I think on that note I’ll end. If anyone’s got any questions on aspects perhaps I haven’t touched on I’m more than happy to answer them if I can. If not it’s been very nice to have you here and hopefully if you haven’t yet had a proper look at the display and had a look at some of the wonderful historical photographs of the exhibition in the display case over there I hope you will take the chance to do that.

Member of the audience: Can I just ask? You said at the beginning that this prize was set up to encourage art in the provinces, but in recent years most of the judges have been London-based. What proportion of the art that actually makes it into the competition is London-based?

Ann Bukantas: Erm, probably quite a high proportion, either London-based or artists that have trained in the major London colleges like Goldsmiths, St Martin’s and so on. I think it’s important to emphasise that the whole John Moores entry and selection process is anonymous and there’s no way of controlling or assessing or predicting how many local artists, and when I say local I mean artists that were either born or trained in Liverpool or taught in Liverpool, how many of them are going to get through. As it happens this year I think there are about three or four artists who either originally came from Liverpool or who have got a significant connection with the city through perhaps having studied here. And I would say that from my recent experience of the John Moores there’s probably been in all the shows in I’ve known since I’ve been here in 2002, there have been perhaps three or four artists with a significant Liverpool connection.

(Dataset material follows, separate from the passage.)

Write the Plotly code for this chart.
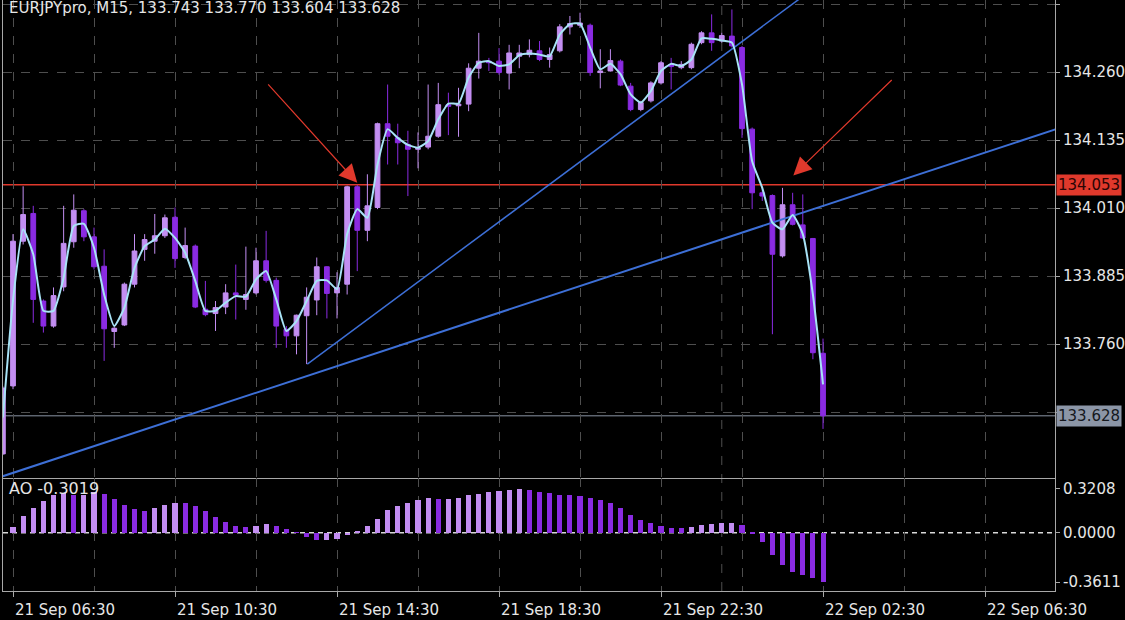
import pandas as pd
import plotly.graph_objects as go

# ---------------- data ----------------
bar_times = pd.date_range("2017-09-21 06:15", periods=82, freq="15min")

opens = [133.558, 133.683, 133.949, 134.000, 133.839, 133.793, 133.865, 133.948, 134.005, 133.957,
         133.903, 133.783, 133.795, 133.870, 133.934, 133.949, 133.959, 133.993, 133.919, 133.940,
         133.824, 133.816, 133.828, 133.854, 133.842, 133.854, 133.913, 133.877, 133.787, 133.775,
         133.812, 133.841, 133.902, 133.854, 133.870, 134.049, 133.969, 134.011, 134.165, 134.139,
         134.127, 134.118, 134.122, 134.142, 134.200, 134.198, 134.201, 134.267, 134.280, 134.280,
         134.258, 134.289, 134.292, 134.299, 134.283, 134.299, 134.343, 134.346, 134.346, 134.259,
         134.262, 134.280, 134.234, 134.191, 134.207, 134.240, 134.274, 134.268, 134.268, 134.314,
         134.332, 134.317, 134.326, 134.305, 134.155, 134.038, 134.033, 133.922, 134.016, 133.979,
         133.954, 133.743]
highs = [133.682, 133.962, 134.050, 134.014, 133.842, 133.864, 134.014, 134.035, 134.008, 133.974,
         133.934, 133.791, 133.873, 133.962, 133.962, 133.999, 133.998, 134.011, 133.974, 133.943,
         133.876, 133.839, 133.870, 133.906, 133.939, 133.937, 133.968, 133.882, 133.793, 133.814,
         133.864, 133.919, 133.903, 133.892, 134.051, 134.052, 134.072, 134.167, 134.237, 134.165,
         134.152, 134.149, 134.237, 134.240, 134.222, 134.231, 134.276, 134.332, 134.286, 134.304,
         134.310, 134.310, 134.320, 134.317, 134.305, 134.348, 134.363, 134.369, 134.349, 134.302,
         134.302, 134.283, 134.240, 134.207, 134.243, 134.280, 134.286, 134.280, 134.314, 134.335,
         134.366, 134.332, 134.375, 134.308, 134.158, 134.047, 134.035, 134.047, 134.038, 134.035,
         133.955, 133.770]
lows = [133.556, 133.677, 133.943, 133.799, 133.781, 133.790, 133.857, 133.937, 133.949, 133.897,
        133.729, 133.753, 133.793, 133.864, 133.913, 133.926, 133.955, 133.900, 133.916, 133.826,
        133.811, 133.784, 133.815, 133.805, 133.823, 133.851, 133.873, 133.753, 133.753, 133.741,
        133.723, 133.813, 133.807, 133.807, 133.851, 133.894, 133.949, 134.008, 134.090, 134.090,
        134.032, 134.083, 134.118, 134.139, 134.144, 134.141, 134.188, 134.248, 134.262, 134.255,
        134.228, 134.267, 134.287, 134.280, 134.268, 134.296, 134.329, 134.341, 134.253, 134.230,
        134.261, 134.234, 134.188, 134.188, 134.204, 134.237, 134.228, 134.265, 134.265, 134.311,
        134.299, 134.314, 134.305, 134.139, 134.008, 134.023, 133.778, 133.919, 133.978, 133.953,
        133.732, 133.604]
closes = [133.679, 133.949, 133.998, 133.842, 133.793, 133.849, 133.945, 134.006, 133.957, 133.902,
          133.788, 133.789, 133.870, 133.931, 133.952, 133.959, 133.992, 133.917, 133.941, 133.828,
          133.814, 133.827, 133.854, 133.850, 133.851, 133.913, 133.877, 133.793, 133.775, 133.813,
          133.846, 133.902, 133.853, 133.864, 134.049, 133.969, 134.014, 134.165, 134.142, 134.130,
          134.118, 134.120, 134.142, 134.200, 134.197, 134.201, 134.267, 134.280, 134.277, 134.259,
          134.295, 134.295, 134.300, 134.283, 134.292, 134.343, 134.349, 134.350, 134.259, 134.262,
          134.281, 134.236, 134.191, 134.204, 134.240, 134.277, 134.270, 134.274, 134.311, 134.332,
          134.314, 134.327, 134.308, 134.156, 134.038, 134.032, 133.925, 134.016, 133.980, 133.955,
          133.744, 133.628]
ma_values = [133.625, 133.840, 133.971, 133.925, 133.821, 133.821, 133.882, 133.977, 133.981, 133.937,
             133.851, 133.793, 133.827, 133.900, 133.940, 133.952, 133.972, 133.955, 133.928, 133.876,
             133.821, 133.821, 133.836, 133.848, 133.847, 133.879, 133.894, 133.842, 133.784, 133.802,
             133.839, 133.876, 133.877, 133.861, 133.962, 134.008, 133.992, 134.090, 134.155, 134.139,
             134.126, 134.121, 134.133, 134.173, 134.202, 134.202, 134.250, 134.277, 134.280, 134.271,
             134.274, 134.291, 134.294, 134.292, 134.289, 134.329, 134.348, 134.349, 134.305, 134.265,
             134.275, 134.256, 134.219, 134.204, 134.225, 134.262, 134.275, 134.271, 134.283, 134.322,
             134.321, 134.318, 134.314, 134.237, 134.096, 134.047, 133.983, 133.971, 133.997, 133.962,
             133.851, 133.686]
ao_values = [None, 0.042, 0.122, 0.183, 0.232, 0.276, 0.293, 0.276, 0.279, 0.298,
             0.281, 0.244, 0.200, 0.174, 0.161, 0.178, 0.203, 0.220, 0.218, 0.196,
             0.161, 0.115, 0.078, 0.049, 0.042, 0.049, 0.061, 0.049, 0.024, 0.004,
             -0.029, -0.056, -0.054, -0.049, -0.020, 0.012, 0.049, 0.098, 0.164, 0.193,
             0.220, 0.240, 0.252, 0.247, 0.249, 0.254, 0.274, 0.286, 0.296, 0.306,
             0.316, 0.3208, 0.310, 0.300, 0.290, 0.279, 0.276, 0.269, 0.257, 0.240,
             0.218, 0.181, 0.130, 0.093, 0.068, 0.049, 0.034, 0.032, 0.042, 0.056,
             0.061, 0.071, 0.072, 0.056, -0.005, -0.071, -0.164, -0.235, -0.286, -0.308,
             -0.333, -0.3611]

price_ticks = [134.385, 134.260, 134.135, 134.010, 133.885, 133.760, 133.635]
price_tick_labels = ["134.385", "134.260", "134.135", "134.010", "133.885", "133.760", ""]
ao_ticks = [0.3208, 0.0, -0.3611]
ao_tick_labels = ["0.3208", "0.0000", "-0.3611"]
time_ticks = ["2017-09-21 06:30", "2017-09-21 10:30", "2017-09-21 14:30", "2017-09-21 18:30",
              "2017-09-21 22:30", "2017-09-22 02:30", "2017-09-22 06:30"]
time_labels = ["21 Sep 06:30", "21 Sep 10:30", "21 Sep 14:30", "21 Sep 18:30",
               "21 Sep 22:30", "22 Sep 02:30", "22 Sep 06:30"]
grid_times = ["2017-09-21 06:30", "2017-09-21 08:30", "2017-09-21 10:30", "2017-09-21 12:30",
              "2017-09-21 14:30", "2017-09-21 16:30", "2017-09-21 18:30", "2017-09-21 20:30",
              "2017-09-21 22:30", "2017-09-22 00:30", "2017-09-22 02:30", "2017-09-22 04:30",
              "2017-09-22 06:30", "2017-09-22 08:30"]
half_times = ["2017-09-21 08:30", "2017-09-21 12:30", "2017-09-21 16:30", "2017-09-21 20:30",
              "2017-09-22 00:30", "2017-09-22 04:30", "2017-09-22 08:30"]

trend_a_times = ["2017-09-21 13:46", "2017-09-22 02:00"]
trend_a_prices = [133.723, 134.399]
trend_b_times = ["2017-09-21 06:15", "2017-09-22 08:30"]
trend_b_prices = [133.517, 134.161]
level_price = 134.053
last_price = 133.628
day_separator = "2017-09-22 00:00"
arrow_tips = [("2017-09-21 15:00", 134.0565), ("2017-09-22 01:46", 134.070)]
arrow_tails = [("2017-09-21 12:46", 134.240), ("2017-09-22 04:14", 134.248)]

title_text = "EURJPYpro, M15, 133.743 133.770 133.604 133.628"
ao_text = "AO -0.3019"

# ---------------- style ----------------
FONT = "DejaVu Sans"
LIGHT = "#c38ef2"
DARK = "#8a2be2"
GRID = "#4e4e4e"
AXLINE = "#a8a8a8"
RED = "#e0392c"
BLUE = "#3d6fd6"
TXT = "#e6e6e6"
x_range = ["2017-09-21 06:15:11", "2017-09-22 08:13:39"]

ao_colors = []
prev = None
for v in ao_values:
    if v is None:
        ao_colors.append(LIGHT)
        continue
    ao_colors.append(LIGHT if (prev is None or v > prev) else DARK)
    prev = v

fig = go.Figure()

fig.add_trace(go.Candlestick(
    x=bar_times, open=opens, high=highs, low=lows, close=closes,
    increasing=dict(line=dict(color=LIGHT, width=1), fillcolor=LIGHT),
    decreasing=dict(line=dict(color=DARK, width=1), fillcolor=DARK),
    xaxis="x", yaxis="y", hoverinfo="skip"))

fig.add_trace(go.Scatter(x=trend_b_times, y=trend_b_prices, mode="lines",
                         line=dict(color=BLUE, width=2), xaxis="x", yaxis="y", hoverinfo="skip"))
fig.add_trace(go.Scatter(x=trend_a_times, y=trend_a_prices, mode="lines",
                         line=dict(color=BLUE, width=1.5), xaxis="x", yaxis="y", hoverinfo="skip"))
fig.add_trace(go.Scatter(x=bar_times, y=ma_values, mode="lines",
                         line=dict(color="#a8e3f6", width=2, shape="spline", smoothing=0.5),
                         xaxis="x", yaxis="y", hoverinfo="skip"))

fig.add_trace(go.Bar(x=bar_times, y=ao_values, marker=dict(color=ao_colors, line=dict(width=0)),
                     width=450000, xaxis="x2", yaxis="y2", hoverinfo="skip"))

shapes = [
    dict(type="line", xref="paper", x0=0, x1=1, yref="y", y0=level_price, y1=level_price,
         line=dict(color=RED, width=1.5), layer="between"),
    dict(type="line", xref="paper", x0=0, x1=1, yref="y", y0=last_price, y1=last_price,
         line=dict(color="#8a93a3", width=1), layer="between"),
    dict(type="line", xref="x", x0=day_separator, x1=day_separator, yref="paper", y0=0, y1=1,
         line=dict(color=GRID, width=1, dash="dash"), layer="below"),
    dict(type="line", xref="paper", x0=0, x1=1, yref="y2", y0=0, y1=0,
         line=dict(color="#d8d8d8", width=1.5, dash="5px,4px"), layer="between"),
]

annotations = [
    dict(text=title_text, xref="paper", x=0, xanchor="left", xshift=4, yref="paper", y=1,
         yanchor="top", yshift=3, showarrow=False, font=dict(family=FONT, size=15, color=TXT)),
    dict(text=ao_text, xref="paper", x=0, xanchor="left", xshift=4, yref="y2 domain", y=1,
         yanchor="top", yshift=1, showarrow=False, font=dict(family=FONT, size=16, color=TXT)),
    dict(text=f"{level_price:.3f}", xref="paper", x=1, xanchor="left", xshift=1, yref="y",
         y=level_price, yanchor="middle", showarrow=False, bgcolor=RED, borderpad=1,
         font=dict(family=FONT, size=15, color="#2a0505")),
    dict(text=f"{last_price:.3f}", xref="paper", x=1, xanchor="left", xshift=1, yref="y",
         y=last_price, yanchor="middle", showarrow=False, bgcolor="#8c96a7", borderpad=1,
         font=dict(family=FONT, size=15, color="#15181d")),
]
for (tx, ty), (sx, sy) in zip(arrow_tips, arrow_tails):
    annotations.append(dict(text="", x=tx, y=ty, xref="x", yref="y", ax=sx, ay=sy,
                            axref="x", ayref="y", showarrow=True, arrowhead=2, arrowsize=3,
                            arrowwidth=1.2, arrowcolor=RED, standoff=0))

tick_font = dict(family=FONT, size=15, color=TXT)
fig.update_layout(
    width=1125, height=620,
    paper_bgcolor="black", plot_bgcolor="black",
    margin=dict(l=3, r=70, t=0, b=29),
    showlegend=False, boxgap=0.33, bargap=0,
    shapes=shapes, annotations=annotations,
    xaxis=dict(type="date", domain=[0, 1], anchor="y", range=x_range,
               rangeslider=dict(visible=False), showticklabels=False,
               tickmode="array", tickvals=grid_times, ticks="",
               showgrid=True, gridcolor=GRID, griddash="dash", gridwidth=1,
               showline=True, linecolor=AXLINE, linewidth=1, zeroline=False),
    yaxis=dict(domain=[0.1912, 1], anchor="x", side="right", range=[133.5137, 134.3924],
               tickmode="array", tickvals=price_ticks, ticktext=price_tick_labels,
               showgrid=True, gridcolor=GRID, griddash="dash", gridwidth=1,
               ticks="outside", ticklen=4, tickcolor=AXLINE,
               showline=True, mirror=True, linecolor=AXLINE, zeroline=False, tickfont=tick_font),
    xaxis2=dict(type="date", domain=[0, 1], anchor="y2", range=x_range,
                tickmode="array", tickvals=time_ticks, ticktext=time_labels,
                ticks="outside", ticklen=5, tickcolor=AXLINE, ticklabelshift=52,
                showgrid=True, gridcolor=GRID, griddash="dash", gridwidth=1,
                minor=dict(tickmode="array", tickvals=half_times, showgrid=True,
                           gridcolor=GRID, griddash="dash", ticks=""),
                showline=True, linecolor=AXLINE, zeroline=False, tickfont=tick_font),
    yaxis2=dict(domain=[0, 0.1912], anchor="x2", side="right", range=[-0.427, 0.4014],
                tickmode="array", tickvals=ao_ticks, ticktext=ao_tick_labels,
                showgrid=False, ticks="outside", ticklen=4, tickcolor=AXLINE,
                showline=True, mirror=True, linecolor=AXLINE, zeroline=False, tickfont=tick_font),
)

fig.write_html("out.html", config={"displayModeBar": False},
               post_script="document.body.style.margin='0';document.body.style.overflow='hidden';")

I don’t know if there’s ever been a year when there’s literally none but I know it’s an artist’s hot potato in a way because owing to the nature of the selection process there is not a way of being proactively representative in that sense, and certainly I gave an example of the Adrian Henry’s Salon de Refusés exhibition. There were active ways of redressing that situation going on at the time then, and certainly every year we see and expect to see letters, as we’ve had again this year in the local press, questioning why there are either none or so few Liverpool artists in. But, as I say, it is important to make the point that there isn’t a way of controlling that because until the works have been selected and we start to publish the catalogue the jury have got no access to information on the origins of the artists, where they’ve studied – it’s all completely anonymous.

Member of the audience: [Question indistinct]

Ann Bukantas: Yes, Liverpool University’s art collection. The university’s art collection is now based at the Victoria gallery - the new beautiful gallery. Last time I was there it wasn’t on display. It’s – what’s the name of the painting? That’s a good question. I can tell you exactly what the name of the painting is. It’s this on here [points to a text panel] – this nude. Whether or not they’ve got it on display anywhere else on the university estate I don’t know but they may have got it out.

Ok, thank you for coming, thank you for listening.